McCurdy, a professor of public policy at American University, does not take a chronological approach to his study of FBC, but instead looks at several aspects of it, including organizational issues, technology, reliability, and cost control. This approach can make it a bit difficult to find the lessons learned from FBC—that is, what makes a small, low-cost mission successful—but there are some key points scattered throughout the book. McCurdy notes that one of the key reasons Mars Pathfinder was successful was that it was able to fly under the radar while being developed at JPL: because the center was preoccupied with the far-larger Cassini mission, Mars Pathfinder has little oversight. “Being small and relatively invisible helped ‘faster, better, cheaper’ team members convince themselves that they really had the power to solve their own problems without excessive oversight,” McCurdy notes. The success of Pathfinder, ironically, eliminated that advantage, as future FBC missions became subject to a greater degree of scrutiny.

One of the key reasons Mars Pathfinder was successful was that it was able to fly under the radar while being developed at JPL, with little oversight.

McCurdy also touches on why several missions failed in 1999, including the two major Mars missions as well as Deep Space 2 and the infrared telescope WIRE. Drawing on research by David Bearden of the Aerospace Corporation, he notes that trying to develop a mission too quickly, regardless of the budget, is more likely to cause problems than trying to develop a spacecraft on simply a low budget. Bearden also found that missions that didn’t develop the close level of teamwork required for FBC, where individuals typically have greater degrees of responsibility and oversight than in larger missions, were also prone to failure. (The tendency for complex missions developed on short schedules to fail has been raised as a concern about the twin Mars Exploration Rover missions; see “Why is Mars so hard?” June 2, 2003)

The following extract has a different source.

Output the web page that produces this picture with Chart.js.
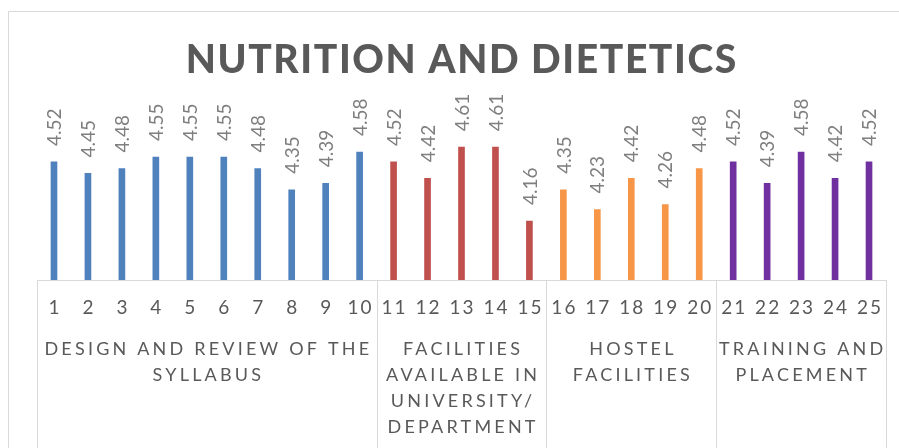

Faster, Better, Cheaper is a relatively short book—barely 150 pages, excluding endnotes and index—so it does not go into a great level of detail. It was published in 2001, within two years of the set of failures, so it doesn’t include the latest on several missions, notably the loss of another FBC mission, CONTOUR, last year. Nonetheless, the book offers a concise overview of FBC and how NASA has applied it over the last decade. As the pendulum starts to shift back towards larger missions at NASA (see “Space science gets big at NASA”, July 7, 2003) it’s worth learning how FBC can, and cannot, be applied.